AIM: Omit any picture, and return the remaining data exactly as written.

RECORDED INFORMATION:

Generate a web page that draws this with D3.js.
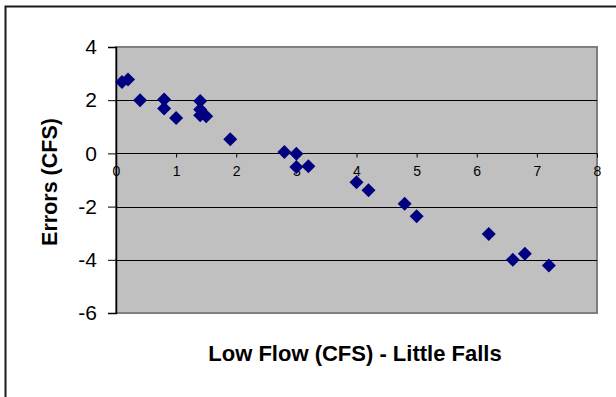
<!DOCTYPE html>
<html>
<head>
<meta charset="utf-8">
<script src="https://cdn.jsdelivr.net/npm/d3@7"></script>
<style>
  html, body { margin: 0; padding: 0; background: #ffffff; }
  svg { display: block; font-family: Arial, "Liberation Sans", sans-serif; }
</style>
</head>
<body>
<svg id="chart" width="616" height="397"></svg>
<script>
// Low flow at Little Falls (CFS) vs. model error (CFS)
const lowFlow = [0.1, 0.2, 0.4, 0.8, 0.8, 1.0, 1.4, 1.4, 1.4, 1.5, 1.9, 2.8, 3.0, 3.0, 3.2,
                 4.0, 4.2, 4.8, 5.0, 6.2, 6.6, 6.8, 7.2];
const errors  = [2.68, 2.78, 2.0, 2.03, 1.69, 1.33, 1.97, 1.65, 1.43, 1.40, 0.53, 0.05, -0.01, -0.51, -0.48,
                 -1.08, -1.39, -1.89, -2.36, -3.03, -4.0, -3.77, -4.21];
const xTicks = [0, 1, 2, 3, 4, 5, 6, 7, 8];
const yTicks = [4, 2, 0, -2, -4, -6];
const xTitle = "Low Flow (CFS) - Little Falls";
const yTitle = "Errors (CFS)";

const svg = d3.select("#chart");
const plot = { left: 116, top: 47, right: 597, bottom: 313 };

const x = d3.scaleLinear().domain([0, 8]).range([plot.left, plot.right]);
const y = d3.scaleLinear().domain([-6, 4]).range([plot.bottom, plot.top]);

// outer chart frame
svg.append("rect")
  .attr("x", 5.5).attr("y", 6.5)
  .attr("width", 640).attr("height", 420)
  .attr("fill", "none").attr("stroke", "#1a1a1a").attr("stroke-width", 2);

// plot area
svg.append("rect")
  .attr("x", plot.left).attr("y", plot.top)
  .attr("width", plot.right - plot.left).attr("height", plot.bottom - plot.top)
  .attr("fill", "#c0c0c0").attr("stroke", "#808080").attr("stroke-width", 2);

// horizontal gridlines
svg.append("g")
  .selectAll("line")
  .data(yTicks.filter(d => d !== 4 && d !== -6))
  .join("line")
  .attr("x1", plot.left).attr("x2", plot.right)
  .attr("y1", d => Math.round(y(d)) + 0.5).attr("y2", d => Math.round(y(d)) + 0.5)
  .attr("stroke", "#000").attr("stroke-width", 1);

// y axis (plain hyphen for negatives)
const yAxis = svg.append("g")
  .attr("transform", `translate(${plot.left},0)`)
  .call(d3.axisLeft(y).tickValues(yTicks).tickSize(8).tickPadding(11).tickFormat(d => String(d)));
yAxis.select(".domain").attr("stroke", "#000").attr("stroke-width", 1.5);
yAxis.selectAll(".tick line").attr("stroke", "#000");
yAxis.selectAll(".tick text")
  .attr("font-size", 21).attr("fill", "#000")
  .attr("font-family", "Arial, 'Liberation Sans', sans-serif");

// x axis along y = 0
const xAxis = svg.append("g")
  .attr("transform", `translate(0,${Math.round(y(0)) + 0.5})`)
  .call(d3.axisBottom(x).tickValues(xTicks).tickSize(4).tickPadding(9).tickFormat(d => String(d)));
xAxis.select(".domain").remove();
xAxis.selectAll(".tick line").attr("stroke", "#000");
xAxis.selectAll(".tick text")
  .attr("font-size", 14).attr("fill", "#000")
  .attr("font-family", "Arial, 'Liberation Sans', sans-serif");

// data markers (diamonds)
const diamond = "M0,-7L7,0L0,7L-7,0Z";
svg.append("g")
  .selectAll("path")
  .data(lowFlow.map((v, i) => [v, errors[i]]))
  .join("path")
  .attr("d", diamond)
  .attr("transform", d => `translate(${x(d[0])},${y(d[1])})`)
  .attr("fill", "#000080");

// axis titles
svg.append("text")
  .attr("x", 355).attr("y", 361)
  .attr("text-anchor", "middle")
  .attr("font-size", 22).attr("font-weight", "bold").attr("fill", "#000")
  .text(xTitle);

svg.append("text")
  .attr("transform", "translate(57,182) rotate(-90)")
  .attr("text-anchor", "middle")
  .attr("font-size", 21.5).attr("font-weight", "bold").attr("fill", "#000")
  .text(yTitle);
</script>
</body>
</html>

FULL SOLUTION:
Generate a web page that draws this with D3.js.
<!DOCTYPE html>
<html>
<head>
<meta charset="utf-8">
<script src="https://cdn.jsdelivr.net/npm/d3@7"></script>
<style>
  html, body { margin: 0; padding: 0; background: #ffffff; }
  svg { display: block; font-family: Arial, "Liberation Sans", sans-serif; }
</style>
</head>
<body>
<svg id="chart" width="616" height="397"></svg>
<script>
// Low flow at Little Falls (CFS) vs. model error (CFS)
const lowFlow = [0.1, 0.2, 0.4, 0.8, 0.8, 1.0, 1.4, 1.4, 1.4, 1.5, 1.9, 2.8, 3.0, 3.0, 3.2,
                 4.0, 4.2, 4.8, 5.0, 6.2, 6.6, 6.8, 7.2];
const errors  = [2.68, 2.78, 2.0, 2.03, 1.69, 1.33, 1.97, 1.65, 1.43, 1.40, 0.53, 0.05, -0.01, -0.51, -0.48,
                 -1.08, -1.39, -1.89, -2.36, -3.03, -4.0, -3.77, -4.21];
const xTicks = [0, 1, 2, 3, 4, 5, 6, 7, 8];
const yTicks = [4, 2, 0, -2, -4, -6];
const xTitle = "Low Flow (CFS) - Little Falls";
const yTitle = "Errors (CFS)";

const svg = d3.select("#chart");
const plot = { left: 116, top: 47, right: 597, bottom: 313 };

const x = d3.scaleLinear().domain([0, 8]).range([plot.left, plot.right]);
const y = d3.scaleLinear().domain([-6, 4]).range([plot.bottom, plot.top]);

// outer chart frame
svg.append("rect")
  .attr("x", 5.5).attr("y", 6.5)
  .attr("width", 640).attr("height", 420)
  .attr("fill", "none").attr("stroke", "#1a1a1a").attr("stroke-width", 2);

// plot area
svg.append("rect")
  .attr("x", plot.left).attr("y", plot.top)
  .attr("width", plot.right - plot.left).attr("height", plot.bottom - plot.top)
  .attr("fill", "#c0c0c0").attr("stroke", "#808080").attr("stroke-width", 2);

// horizontal gridlines
svg.append("g")
  .selectAll("line")
  .data(yTicks.filter(d => d !== 4 && d !== -6))
  .join("line")
  .attr("x1", plot.left).attr("x2", plot.right)
  .attr("y1", d => Math.round(y(d)) + 0.5).attr("y2", d => Math.round(y(d)) + 0.5)
  .attr("stroke", "#000").attr("stroke-width", 1);

// y axis (plain hyphen for negatives)
const yAxis = svg.append("g")
  .attr("transform", `translate(${plot.left},0)`)
  .call(d3.axisLeft(y).tickValues(yTicks).tickSize(8).tickPadding(11).tickFormat(d => String(d)));
yAxis.select(".domain").attr("stroke", "#000").attr("stroke-width", 1.5);
yAxis.selectAll(".tick line").attr("stroke", "#000");
yAxis.selectAll(".tick text")
  .attr("font-size", 21).attr("fill", "#000")
  .attr("font-family", "Arial, 'Liberation Sans', sans-serif");

// x axis along y = 0
const xAxis = svg.append("g")
  .attr("transform", `translate(0,${Math.round(y(0)) + 0.5})`)
  .call(d3.axisBottom(x).tickValues(xTicks).tickSize(4).tickPadding(9).tickFormat(d => String(d)));
xAxis.select(".domain").remove();
xAxis.selectAll(".tick line").attr("stroke", "#000");
xAxis.selectAll(".tick text")
  .attr("font-size", 14).attr("fill", "#000")
  .attr("font-family", "Arial, 'Liberation Sans', sans-serif");

// data markers (diamonds)
const diamond = "M0,-7L7,0L0,7L-7,0Z";
svg.append("g")
  .selectAll("path")
  .data(lowFlow.map((v, i) => [v, errors[i]]))
  .join("path")
  .attr("d", diamond)
  .attr("transform", d => `translate(${x(d[0])},${y(d[1])})`)
  .attr("fill", "#000080");

// axis titles
svg.append("text")
  .attr("x", 355).attr("y", 361)
  .attr("text-anchor", "middle")
  .attr("font-size", 22).attr("font-weight", "bold").attr("fill", "#000")
  .text(xTitle);

svg.append("text")
  .attr("transform", "translate(57,182) rotate(-90)")
  .attr("text-anchor", "middle")
  .attr("font-size", 21.5).attr("font-weight", "bold").attr("fill", "#000")
  .text(yTitle);
</script>
</body>
</html>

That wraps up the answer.